本文所特别要讨论的,便是《中庸》提出了一个“怀柔远人”的基本原则。虽然在不同的注释版本中,“远人”之所指还有可讨论的空间,但是“远人”和“诸侯”所讨论的是不同的权力区域的人和事是可以确定的。对于“远人”,《中庸》所提倡的是“送往迎来,嘉善而矜不能,所以柔远人也”。而对于诸侯所提出的则是“继绝世,举废国,治乱持危,朝聘以时,厚往而薄来,所以怀诸侯也”。很显然,儒家以修身为出发点,以一种家庭式的亲情的方式来处理人和人、家和家、国和国之间的关系的基本原则并没有发生变化,这既是远古中国社会政治结构之遗产,也与中国古代思想中解决人的此类问题的基本观念有关,这个基本观念在《中庸》中表述为“道不远人”和“以人治人”。

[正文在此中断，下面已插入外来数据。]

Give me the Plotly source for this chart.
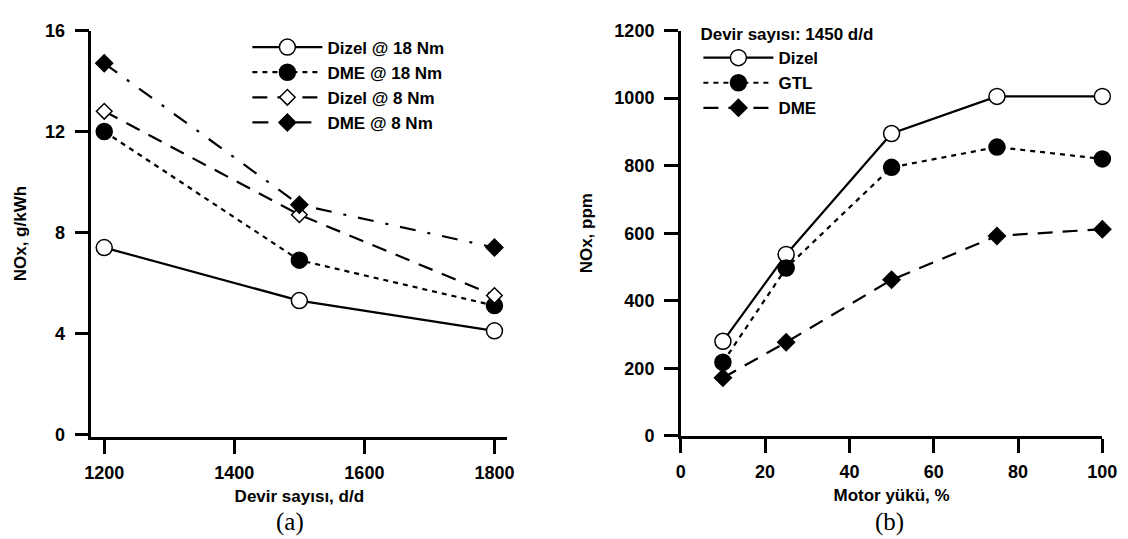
import plotly.graph_objects as go

# Left chart (a)
rpm = [1200, 1500, 1800]
dizel_18 = [7.4, 5.3, 4.1]
dme_18 = [12.0, 6.9, 5.1]
dizel_8 = [12.8, 8.7, 5.5]
dme_8 = [14.7, 9.1, 7.4]
left_ticks = [1200, 1400, 1600, 1800]
left_yticks = [0, 4, 8, 12, 16]

# Right chart (b)
load = [10, 25, 50, 75, 100]
dizel_b = [280, 537, 895, 1005, 1005]
gtl_b = [218, 497, 795, 855, 820]
dme_b = [172, 277, 462, 592, 612]
right_xticks = [0, 20, 40, 60, 80, 100]
right_yticks = [0, 200, 400, 600, 800, 1000, 1200]

FONT = "Liberation Sans"
BLK = "black"
W, H = 1128, 539

fig = go.Figure()

def add(x, y, name, dash, symbol, fill, size, xa, ya, legend):
    fig.add_trace(go.Scatter(
        x=x, y=y, name=name, mode="lines+markers",
        line=dict(color=BLK, width=2.2, dash=dash),
        marker=dict(symbol=symbol, size=size, color=fill,
                    line=dict(color=BLK, width=1.5)),
        xaxis=xa, yaxis=ya, legend=legend, cliponaxis=False))

add(rpm, dizel_18, "Dizel @ 18 Nm", "solid", "circle", "white", 16, "x", "y", "legend")
add(rpm, dme_18, "DME @ 18 Nm", "5px,5px", "circle", BLK, 16, "x", "y", "legend")
add(rpm, dizel_8, "Dizel @ 8 Nm", "15px,10px", "diamond", "white", 12, "x", "y", "legend")
add(rpm, dme_8, "DME @ 8 Nm", "16px,12px,3px,12px", "diamond", BLK, 13, "x", "y", "legend")

add(load, dizel_b, "Dizel", "solid", "circle", "white", 16, "x2", "y2", "legend2")
add(load, gtl_b, "GTL", "5px,5px", "circle", BLK, 16, "x2", "y2", "legend2")
add(load, dme_b, "DME", "15px,10px", "diamond", BLK, 13, "x2", "y2", "legend2")

axis_common = dict(showline=True, linecolor=BLK, linewidth=2.5, ticks="outside",
                   ticklen=14, tickwidth=2.5, tickcolor=BLK, showgrid=False, zeroline=False,
                   tickfont=dict(family=FONT, size=18, color=BLK, weight="bold"))
title_font = dict(family=FONT, size=17, color=BLK, weight="bold")

fig.update_layout(
    width=W, height=H, margin=dict(l=0, r=0, t=0, b=0),
    plot_bgcolor="white", paper_bgcolor="white", showlegend=True,
    xaxis=dict(domain=[78/W, 502/W], range=[1180.4, 1819.6], tickvals=left_ticks,
               anchor="y", title=dict(text="Devir sayısı, d/d", font=title_font, standoff=8),
               ticklabelstandoff=4, **axis_common),
    yaxis=dict(domain=[1-435/H, 1-13/H], range=[-0.1, 16], tickvals=left_yticks,
               anchor="x", ticklabelstandoff=6, **axis_common),
    xaxis2=dict(domain=[679/W, 1109/W], range=[0, 100], tickvals=right_xticks,
                anchor="y2", title=dict(text="Motor yükü, %", font=title_font, standoff=8),
                ticklabelstandoff=4, **axis_common),
    yaxis2=dict(domain=[1-434/H, 1-13/H], range=[0, 1200], tickvals=right_yticks,
                anchor="x2", title=dict(text="NOx, ppm", font=title_font, standoff=18),
                ticklabelstandoff=6, **axis_common),
    legend=dict(x=237/W, y=1-12/H, xanchor="left", yanchor="top",
                bgcolor="rgba(0,0,0,0)", itemwidth=70, tracegroupgap=0,
                font=dict(family=FONT, size=17, color=BLK, weight="bold")),
    legend2=dict(x=697/W, y=1.0, xanchor="left", yanchor="top",
                 bgcolor="rgba(0,0,0,0)", itemwidth=70,
                 title=dict(text="Devir sayısı: 1450 d/d",
                            font=dict(family=FONT, size=17, color=BLK, weight="bold")),
                 font=dict(family=FONT, size=17, color=BLK, weight="bold")),
)

# left y-axis title placed close to the frame edge as in the reference
fig.add_annotation(text="NOx, g/kWh", x=20/W, y=1-224/H, xref="paper", yref="paper",
                   textangle=-90, xanchor="center", yanchor="middle", xshift=-14,
                   showarrow=False, font=title_font)

for txt, xc in [("(a)", 280), ("(b)", 892)]:
    fig.add_annotation(text=txt, x=xc/W, y=1-523/H, xref="paper", yref="paper",
                       xanchor="center", yanchor="middle", showarrow=False,
                       font=dict(family="Liberation Serif, Times New Roman, serif",
                                 size=25, color=BLK))

fig.write_html("out.html")
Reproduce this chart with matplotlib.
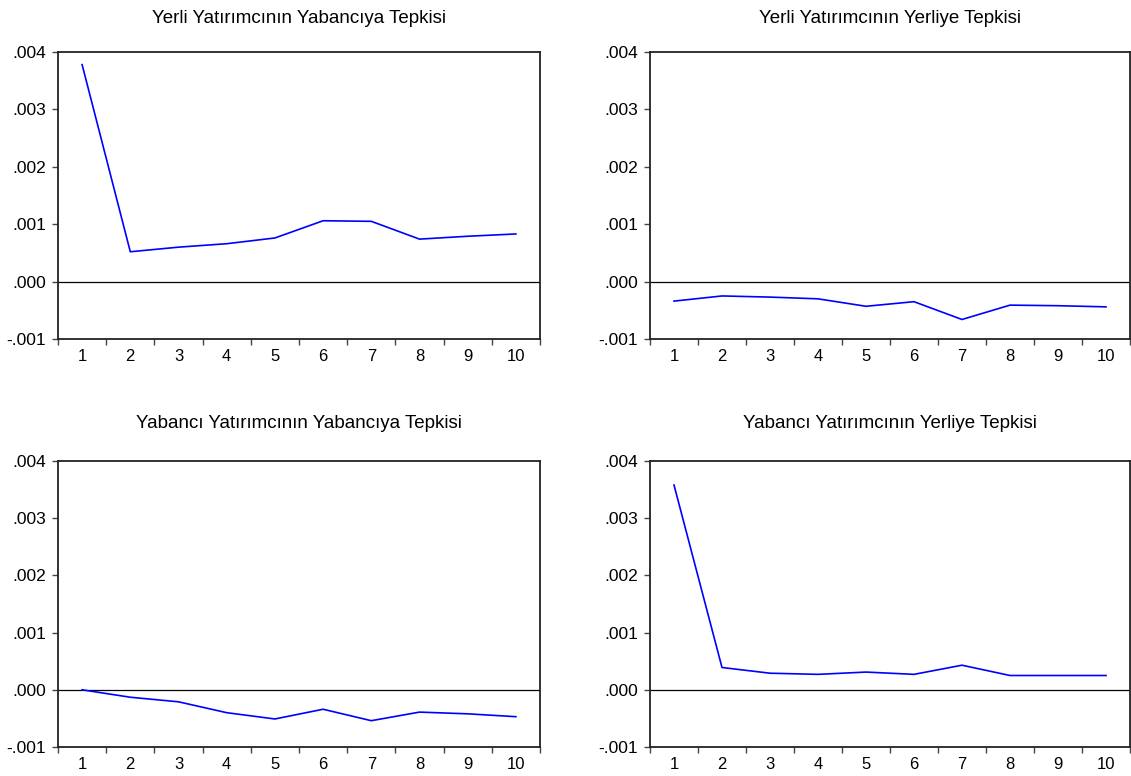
import matplotlib
matplotlib.use("Agg")
import matplotlib.pyplot as plt
from matplotlib.ticker import FixedLocator, FuncFormatter, NullFormatter

plt.rcParams['font.family'] = ['Liberation Sans', 'DejaVu Sans']

periods = [1, 2, 3, 4, 5, 6, 7, 8, 9, 10]

titles = [
    "Yerli Yatırımcının Yabancıya Tepkisi",
    "Yerli Yatırımcının Yerliye Tepkisi",
    "Yabancı Yatırımcının Yabancıya Tepkisi",
    "Yabancı Yatırımcının Yerliye Tepkisi",
]

yerli_yabanciya = [0.00378, 0.00052, 0.00060, 0.00066, 0.00076,
                   0.00106, 0.00105, 0.00074, 0.00079, 0.00083]
yerli_yerliye = [-0.00034, -0.00025, -0.00027, -0.00030, -0.00043,
                 -0.00035, -0.00066, -0.00041, -0.00042, -0.00044]
yabanci_yabanciya = [0.00000, -0.00013, -0.00021, -0.00040, -0.00051,
                     -0.00034, -0.00054, -0.00039, -0.00042, -0.00047]
yabanci_yerliye = [0.00358, 0.00039, 0.00029, 0.00027, 0.00031,
                   0.00027, 0.00043, 0.00025, 0.00025, 0.00025]

y_ticks = [-0.001, 0.000, 0.001, 0.002, 0.003, 0.004]

series = [yerli_yabanciya, yerli_yerliye, yabanci_yabanciya, yabanci_yerliye]

W, H = 1131, 776
fig = plt.figure(figsize=(W / 100, H / 100), dpi=100)

# panel boxes in pixels: (left, top, right, bottom), plus title pad in points
boxes = [
    (58, 52, 540, 339),
    (650, 52, 1130, 339),
    (58, 461, 540, 747),
    (650, 461, 1130, 747),
]
title_pads = [21, 21, 23.5, 23.5]


def fmt(v, pos):
    s = f"{v:.3f}"
    if s.startswith("-0"):
        return "-" + s[2:]
    if s.startswith("0"):
        return s[1:]
    return s


for box, title, vals, tpad in zip(boxes, titles, series, title_pads):
    l, t, r, b = box
    ax = fig.add_axes([l / W, 1 - b / H, (r - l) / W, (b - t) / H])
    ax.plot(periods, vals, color="#0000ff", lw=1.2)
    ax.axhline(0, color="black", lw=0.9, zorder=1)
    ax.set_xlim(0.5, 10.5)
    ax.set_ylim(-0.001, 0.004)

    ax.xaxis.set_major_locator(FixedLocator([p - 0.5 for p in periods] + [10.5]))
    ax.xaxis.set_major_formatter(NullFormatter())
    ax.xaxis.set_minor_locator(FixedLocator(periods))
    ax.xaxis.set_minor_formatter(FuncFormatter(lambda v, p: f"{int(round(v))}"))
    ax.tick_params(axis="x", which="major", direction="out", length=4.5,
                   width=1.0, color="#444444")
    ax.tick_params(axis="x", which="minor", length=0, pad=7, labelsize=12)

    ax.yaxis.set_major_locator(FixedLocator(y_ticks))
    ax.yaxis.set_major_formatter(FuncFormatter(fmt))
    ax.tick_params(axis="y", which="major", direction="out", length=4.5,
                   width=1.0, color="#444444", pad=4, labelsize=12.5)

    for sp in ax.spines.values():
        sp.set_linewidth(1.3)
        sp.set_color("#222222")

    ax.set_title(title, fontsize=13.5, pad=tpad)

fig.savefig("out.png", dpi=100)
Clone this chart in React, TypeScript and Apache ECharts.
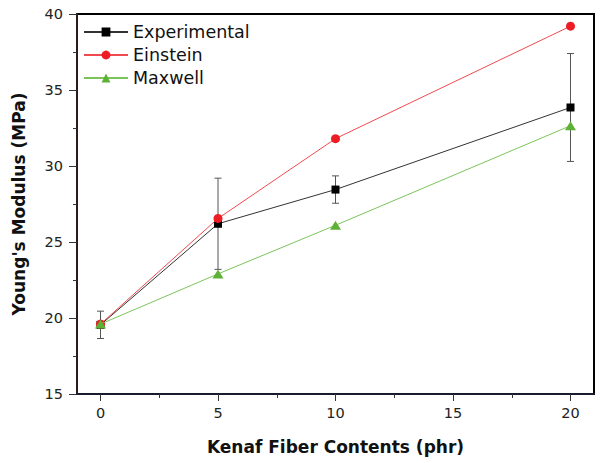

或许我们可以说,《中庸》最值得我们注意的并非提出了“怀柔远人”这一原则,而在于它对“怀柔远人”的心理基础和观念依据的探讨。“以人治人”的原则在现代的语境下极容易被误解,即被理解成通常意义上的“人治”。但在《中庸》的语境中,“以人治人”透露出十分丰富的内涵。首先,这段话之前所引用的《诗经·伐柯》告诉我们这样一个道理:虽然要制作的斧头的柄的式样存在于砍伐者的手里,但是即将要制作的斧柄的大小、长短、粗细以及斧柄插入斧孔的方式等,都不能仅由正在使用的这一斧柄来决定,而是要依据所砍伐的木材的材性以及与之相配合的斧孔的大小、深浅等来确定。这里说的是对待“他者”所需要确立的接纳的态度,也就是说对于“远人”要以“远人”自己的方式来处理。其次,儒家有一种建立在文化自信基础上的乐观主义,因为儒家相信人性的共通性,因此,儒家认为理想的政治是建立在道德自觉而非规范约束的基础上的。这样的政治原则同样适用于“远人”,杜维明先生指出:“它《中庸》)之所以劝导统治者把远人,当做‘客人’接待,乃是因为他所督视的根本不是一种政治单位,而基本上是一种道德伦理上的联合。